Does this kind of maneuvering by authorities represent a danger to the concept of digital currency itself? This depends on the kind of legislation, and perhaps the first thing we have to accept is that not all legislation is inherently bad. The Bitlicense itself certainly is flawed, in essence it requires cryptocurrency businesses to obtain permission of the authorities to make any changes to, or add, services, products and so on within the state. Not only is this simply impractical for startups, but even for smaller established businesses it presents an administrative overhead that is simply not practical.
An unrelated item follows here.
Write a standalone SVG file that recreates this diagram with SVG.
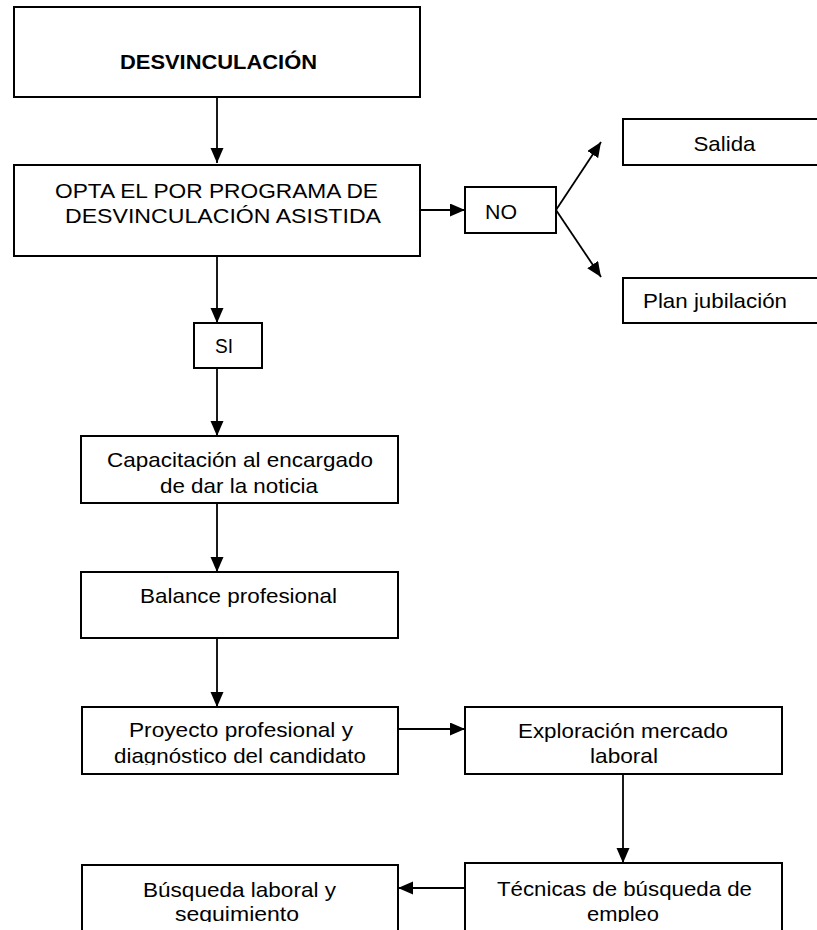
<svg xmlns="http://www.w3.org/2000/svg" width="817" height="930" viewBox="0 0 817 930">
<style>
.box{fill:#fff;stroke:#000;stroke-width:2}
.t{font-family:"Liberation Sans",Arial,sans-serif;font-size:21px;fill:#000;text-anchor:middle}
.b{font-weight:bold;font-size:20px}
.c{stroke:#000;stroke-width:1.8;fill:none;marker-end:url(#ah)}
</style>
<defs>
<marker id="ah" markerUnits="userSpaceOnUse" markerWidth="16" markerHeight="14" refX="15" refY="6.5" orient="auto">
<path d="M0,0 L15,6.5 L0,13 z" fill="#000"/>
</marker>
<clipPath id="clipTop"><rect x="0" y="0" width="817" height="765"/></clipPath>
<clipPath id="clipBot"><rect x="0" y="0" width="817" height="922"/></clipPath>
</defs>
<g id="connectors">
<line class="c" x1="217" y1="97" x2="217" y2="163"/>
<line class="c" x1="420" y1="210" x2="465" y2="210"/>
<line class="c" x1="556" y1="210" x2="601" y2="142"/>
<line class="c" x1="556" y1="210" x2="601" y2="277"/>
<line class="c" x1="217" y1="256" x2="217" y2="323"/>
<line class="c" x1="217" y1="368" x2="217" y2="436"/>
<line class="c" x1="217" y1="503" x2="217" y2="572"/>
<line class="c" x1="217" y1="638" x2="217" y2="707"/>
<line class="c" x1="398" y1="729" x2="465" y2="729"/>
<line class="c" x1="623" y1="774" x2="623" y2="863"/>
<line class="c" x1="465" y1="888" x2="398" y2="888"/>
</g>
<g id="desvinculacion">
<rect class="box" x="14" y="7" width="406" height="90"/>
<text class="t b" x="218.5" y="69" textLength="197" lengthAdjust="spacingAndGlyphs">DESVINCULACIÓN</text>
</g>
<g id="opta">
<rect class="box" x="14" y="165" width="406" height="91"/>
<text class="t" x="216.5" y="198" textLength="323" lengthAdjust="spacingAndGlyphs">OPTA EL POR PROGRAMA DE</text>
<text class="t" x="223" y="223" textLength="316" lengthAdjust="spacingAndGlyphs">DESVINCULACIÓN ASISTIDA</text>
</g>
<g id="no">
<rect class="box" x="465" y="187" width="91" height="46"/>
<text class="t" x="501" y="219" textLength="32" lengthAdjust="spacingAndGlyphs">NO</text>
</g>
<g id="salida">
<rect class="box" x="623" y="119" width="200" height="46"/>
<text class="t" x="724.5" y="151" textLength="62" lengthAdjust="spacingAndGlyphs">Salida</text>
</g>
<g id="plan">
<rect class="box" x="623" y="278" width="200" height="45"/>
<text class="t" x="715" y="308" textLength="144" lengthAdjust="spacingAndGlyphs">Plan jubilación</text>
</g>
<g id="si">
<rect class="box" x="194" y="323" width="68" height="45"/>
<text class="t" x="224" y="353" textLength="18" lengthAdjust="spacingAndGlyphs">SI</text>
</g>
<g id="capacitacion">
<rect class="box" x="81" y="436" width="317" height="67"/>
<text class="t" x="240" y="467" textLength="266" lengthAdjust="spacingAndGlyphs">Capacitación al encargado</text>
<text class="t" x="239" y="493" textLength="158" lengthAdjust="spacingAndGlyphs">de dar la noticia</text>
</g>
<g id="balance">
<rect class="box" x="81" y="572" width="317" height="66"/>
<text class="t" x="238.5" y="603" textLength="197" lengthAdjust="spacingAndGlyphs">Balance profesional</text>
</g>
<g id="proyecto">
<rect class="box" x="82" y="707" width="316" height="67"/>
<g clip-path="url(#clipTop)">
<text class="t" x="241" y="737" textLength="224" lengthAdjust="spacingAndGlyphs">Proyecto profesional y</text>
<text class="t" x="240" y="763" textLength="252" lengthAdjust="spacingAndGlyphs">diagnóstico del candidato</text>
</g>
</g>
<g id="exploracion">
<rect class="box" x="465" y="707" width="317" height="67"/>
<g clip-path="url(#clipTop)">
<text class="t" x="623" y="738" textLength="210" lengthAdjust="spacingAndGlyphs">Exploración mercado</text>
<text class="t" x="624" y="763" textLength="68" lengthAdjust="spacingAndGlyphs">laboral</text>
</g>
</g>
<g id="tecnicas">
<rect class="box" x="465" y="863" width="317" height="80"/>
<g clip-path="url(#clipBot)">
<text class="t" x="624.5" y="896" textLength="255" lengthAdjust="spacingAndGlyphs">Técnicas de búsqueda de</text>
<text class="t" x="623" y="921" textLength="72" lengthAdjust="spacingAndGlyphs">empleo</text>
</g>
</g>
<g id="busqueda">
<rect class="box" x="82" y="865" width="316" height="80"/>
<g clip-path="url(#clipBot)">
<text class="t" x="239.5" y="897" textLength="193" lengthAdjust="spacingAndGlyphs">Búsqueda laboral y</text>
<text class="t" x="237" y="921" textLength="124" lengthAdjust="spacingAndGlyphs">seguimiento</text>
</g>
</g>
</svg>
This is an example of poorly implemented, heavy handed legislation that can do harm.
The Japanese are taking a different approach, and seem to be heading towards defining digital currencies as a form of asset, and more specifically likened to property assets rather than currency. If passed, this means that exchanges operating in Japan would need to separate client and company assets, satisfy local anti-money laundering and customer identification legislation, and have all finances regularly audited. While this does add a level of bureaucracy that has not been present before for the industry, it is also a framework that benefits, offering protection for both exchange and users. In an ideal world, such measures would be avoided, but in the reality of Mt Gox and others, it is perhaps a good compromise.
Only time will tell just how the legislation battle taking place as countries around the world seek to take some control of digital currency pans out, it is important to assess each in its own right though, legislation in itself does not have to be a bad thing.